- Developer: Voltex
- Publisher: Konami
- Platform: Xbox 360 (XBLA)
- Release: NA: October 8, 2008;
- Genre: Rhythm game
- Modes: Single-player, multiplayer

= Beat'n Groovy =

2008 video game

Beat'n Groovy is a music video game developed by Japanese studio Voltex and distributed over Xbox Live Arcade. It was released on October 8, 2008. The game is based on Pop'n Music, a similarly styled arcade/PlayStation 2 game series that, at the time, had not been released officially outside Japan.

==Gameplay==
As scrolling notes scroll down the screen, the player is to press the corresponding button on the controller, which plays a keysound which fills in part of the selected song. Players are judged on the accuracy of their hits, and a life bar on the side of the screen increases or decreases depending on their performance. The life bar must be at or over 60% at the end of the song in order to pass.

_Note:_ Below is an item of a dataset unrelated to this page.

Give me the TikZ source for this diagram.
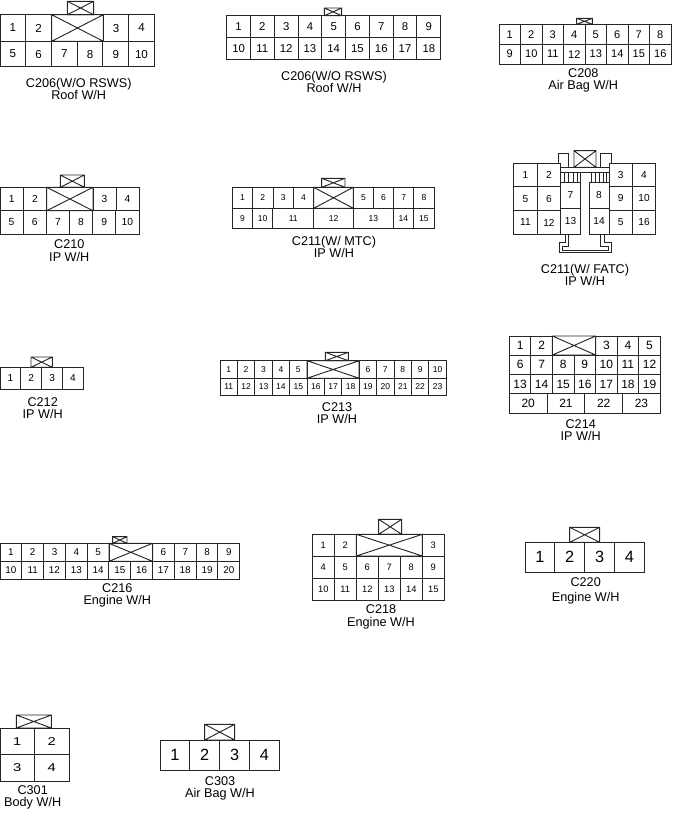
\documentclass[tikz,border=0pt]{standalone}
\usepackage{fontspec}
\setmainfont{Liberation Sans}
\newfontfamily\widefont[FakeStretch=1.3]{Liberation Sans}
\tikzset{wire/.style={line width=0.7pt,color=black!85},
  pinlabel/.style={inner sep=0pt,font=\pinfont},
  caption/.style={inner sep=0pt,align=center,font=\fontsize{9.5}{9.3}\selectfont}}
\newcommand{\pinsize}[1]{\def\pinfont{\fontsize{#1}{#1}\selectfont}}
% one cavity: name, corners, text
\newcommand{\cavity}[6]{%
  \draw[wire] (#2,#3) rectangle (#4,#5);
  \node[pinlabel] (#1) at ({((#2)+(#4))/2},{((#3)+(#5))/2}) {#6};}
% a row of cavities: prefix, left, width, top, bottom, numbers
\newcommand{\pinrow}[6]{%
  \foreach \n [count=\i from 0] in {#6} {\cavity{#1\n}{#2+\i*#3}{#4}{#2+\i*#3+#3}{#5}{\n}}}
% crossed box
\newcommand{\lockbox}[4]{%
  \draw[wire] (#1,#2) rectangle (#3,#4) (#1,#2) -- (#3,#4) (#1,#4) -- (#3,#2);}
\begin{document}
\begin{tikzpicture}[x=0.75pt,y=0.75pt,yscale=-1,xscale=1]
\useasboundingbox (0,0) rectangle (700,819);
%C206 left
\pinsize{8.7}
\lockbox{67.3}{1.3}{93.7}{14.7}
\lockbox{51.7}{14.7}{103.3}{41.3}
\pinrow{pa}{0}{25.8}{14.7}{41.3}{1,2}
\pinrow{pa}{103.3}{25.5}{14.7}{41.3}{3,4}
\pinrow{pa}{0}{25.72}{41.3}{66.7}{5,6,7,8,9,10}
\node[caption] (capa) at (78.7,89) {C206(W/O RSWS)\\Roof W/H};
%C206 middle
\pinsize{8.5}
\lockbox{324.3}{8}{341.7}{15.7}
\pinrow{pb}{226.7}{23.78}{15.7}{37.7}{1,2,3,4,5,6,7,8,9}
\pinrow{pb}{226.7}{23.78}{37.7}{59.3}{10,11,12,13,14,15,16,17,18}
\node[caption] (capb) at (334,82) {C206(W/O RSWS)\\Roof W/H};
%C208
\pinsize{8.3}
\lockbox{576.7}{18.3}{592.3}{24.3}
\pinrow{pc}{499}{21.5}{24.3}{44.3}{1,2,3,4,5,6,7,8}
\pinrow{pc}{499}{21.5}{44.3}{64}{9,10,11,12,13,14,15,16}
\node[caption] (capc) at (583.3,80.3) {C208\\Air Bag W/H};
%C210
\pinsize{7.7}
\lockbox{60.3}{175}{84.3}{187.3}
\lockbox{46.7}{187.3}{93}{210.7}
\pinrow{pd}{0}{23.35}{187.3}{210.7}{1,2}
\pinrow{pd}{93}{23}{187.3}{210.7}{3,4}
\pinrow{pd}{0}{23.17}{210.7}{234}{5,6,7,8,9,10}
\node[caption] (capd) at (69.3,250.5) {C210\\IP W/H};
%C211 MTC
\pinsize{6.4}
\lockbox{321.7}{178.3}{345}{187.3}
\lockbox{313.7}{187.3}{353.3}{208.3}
\pinrow{pe}{232.3}{20.35}{187.3}{208.3}{1,2,3,4}
\pinrow{pe}{353.3}{20.17}{187.3}{208.3}{5,6,7,8}
\pinrow{pe}{232.3}{20.2}{208.3}{228.3}{9,10}
\cavity{pe11}{272.7}{208.3}{313.7}{228.3}{11}
\cavity{pe12}{313.7}{208.3}{353.3}{228.3}{12}
\cavity{pe13}{353.3}{208.3}{393.3}{228.3}{13}
\pinrow{pe}{393.3}{20.35}{208.3}{228.3}{14,15}
\node[caption] (cape) at (334,247) {C211(W/ MTC)\\IP W/H};
%C211 FATC
\pinsize{7.6}
\draw[wire] (560.7,167.3) rectangle (609,172.7);
\draw[wire] (558,163.7) |- (568.7,153.3) -- (568.7,167.3);
\draw[wire] (600.3,167.3) |- (611.3,153.3) -- (611.3,163.7);
\lockbox{574}{150.7}{596}{167.3}
\foreach \hx in {564.5,568.8,573,577,580.3} {\draw[wire] (\hx,172.7) -- (\hx,182.3);}
\foreach \hx in {591,595,599,603.2,606.8} {\draw[wire] (\hx,172.7) -- (\hx,182.3);}
\pinrow{pf}{513.7}{23.5}{163.7}{186.7}{1,2}
\pinrow{pf}{513.7}{23.5}{186.7}{210.7}{5,6}
\pinrow{pf}{513.7}{23.5}{210.7}{234.3}{11,12}
\pinrow{pf}{609}{23.35}{163.7}{186.7}{3,4}
\pinrow{pf}{609}{23.35}{186.7}{210.2}{9,10}
\cavity{pfr}{609}{210.2}{632.3}{234}{5}
\cavity{pf16}{632.3}{210.2}{655.7}{234}{16}
\cavity{pf7}{560.7}{182.3}{580.3}{208}{7}
\cavity{pf13}{560.7}{208}{580.3}{234.3}{13}
\cavity{pf8}{589}{182.3}{609}{208}{8}
\cavity{pf14}{589}{208}{609}{234.3}{14}
\draw[wire] (565,234.3) |- (559.3,242.7) |- (611.3,252.7) |- (604.7,242.7) -- (604.7,234.3);
\draw[wire] (568.3,234.3) |- (562.3,246) |- (608.3,250) |- (600.7,246) -- (600.7,234.3);
\node[caption] (capf) at (585,275) {C211(W/ FATC)\\IP W/H};
%C212
\pinsize{7.6}
\lockbox{31}{357}{52.3}{367.3}
\pinrow{pg}{0}{20.83}{367.3}{389.3}{1,2,3,4}
\node[caption] (capg) at (42.7,408.2) {C212\\IP W/H};
%C213
\pinsize{6.4}
\lockbox{325.3}{352.3}{348.3}{360.7}
\lockbox{307}{360.7}{359.2}{378.3}
\pinrow{ph}{220}{17.41}{360.7}{378.3}{1,2,3,4,5}
\pinrow{ph}{359.2}{17.43}{360.7}{378.3}{6,7,8,9,10}
\pinrow{ph}{220}{17.41}{378.3}{395.3}{11,12,13,14,15,16,17,18,19,20,21,22,23}
\node[caption] (caph) at (337,413.2) {C213\\IP W/H};
%C214
\pinsize{9}
\lockbox{552.4}{336}{595.6}{355}
\pinrow{pi}{509.3}{21.57}{336}{355}{1,2}
\pinrow{pi}{595.6}{21.57}{336}{355}{3,4,5}
\pinrow{pi}{509.3}{21.57}{355}{374.3}{6,7,8,9,10,11,12}
\pinrow{pi}{509.3}{21.57}{374.3}{393.7}{13,14,15,16,17,18,19}
\pinrow{pi}{509.3}{37.75}{393.7}{413}{20,21,22,23}
\node[caption] (capi) at (580.7,430.3) {C214\\IP W/H};
%C216
\pinsize{7.4}
\lockbox{112.7}{536.7}{127}{543.3}
\lockbox{109}{543.3}{152.6}{561.3}
\pinrow{pj}{0}{21.8}{543.3}{561.3}{1,2,3,4,5}
\pinrow{pj}{152.6}{21.77}{543.3}{561.3}{6,7,8,9}
\pinrow{pj}{0}{21.79}{561.3}{579}{10,11,12,13,14,15,16,17,18,19,20}
\node[caption] (capj) at (117.3,595.5) {C216\\Engine W/H};
%C218
\pinsize{7}
\lockbox{378.7}{519.3}{401.7}{534.3}
\lockbox{356.3}{534.3}{422.3}{556}
\pinrow{pk}{312.3}{22}{534.3}{556}{1,2}
\cavity{pk3}{422.3}{534.3}{444.3}{556}{3}
\pinrow{pk}{312.3}{22}{556}{578.3}{4,5,6,7,8,9}
\pinrow{pk}{312.3}{22}{578.3}{600.7}{10,11,12,13,14,15}
\node[caption] (capk) at (381,617) {C218\\Engine W/H};
%C220
\pinsize{12.2}
\lockbox{569.7}{527.3}{599.7}{542.3}
\pinrow{pl}{525}{29.83}{542.3}{572.3}{1,2,3,4}
\node[caption,font=\fontsize{9.5}{11.2}\selectfont] (capl) at (585.7,590.8) {C220\\Engine W/H};
%C301
\def\pinfont{\widefont\fontsize{8.5}{8.5}\selectfont}
\lockbox{16.3}{715}{51.3}{728}
\pinrow{pm}{0}{34.5}{728}{754.7}{1,2}
\pinrow{pm}{0}{34.5}{754.7}{781}{3,4}
\node[caption] (capm) at (32.7,797.5) {C301\\Body W/H};
%C303
\pinsize{12.2}
\lockbox{204.7}{724.3}{234.7}{740}
\pinrow{pn}{160}{29.83}{740}{770}{1,2,3,4}
\node[caption] (capn) at (220,788.2) {C303\\Air Bag W/H};
\end{tikzpicture}
\end{document}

The game features nine songs (ranked on a difficulty level of 1 to 9, although the hardest song is only a 3), and seven playable characters. 3-key and 5-key modes are available, with online multiplayer modes using 3-key only. An additional play mode using the Xbox Live Vision camera is also available.

==Reception==
IGNs Hilary Goldstien gave Beat'n Groovy a 2.0/10, critiquing the game as "poorly designed and poorly executed", and dubbing the song list as being "horrendous".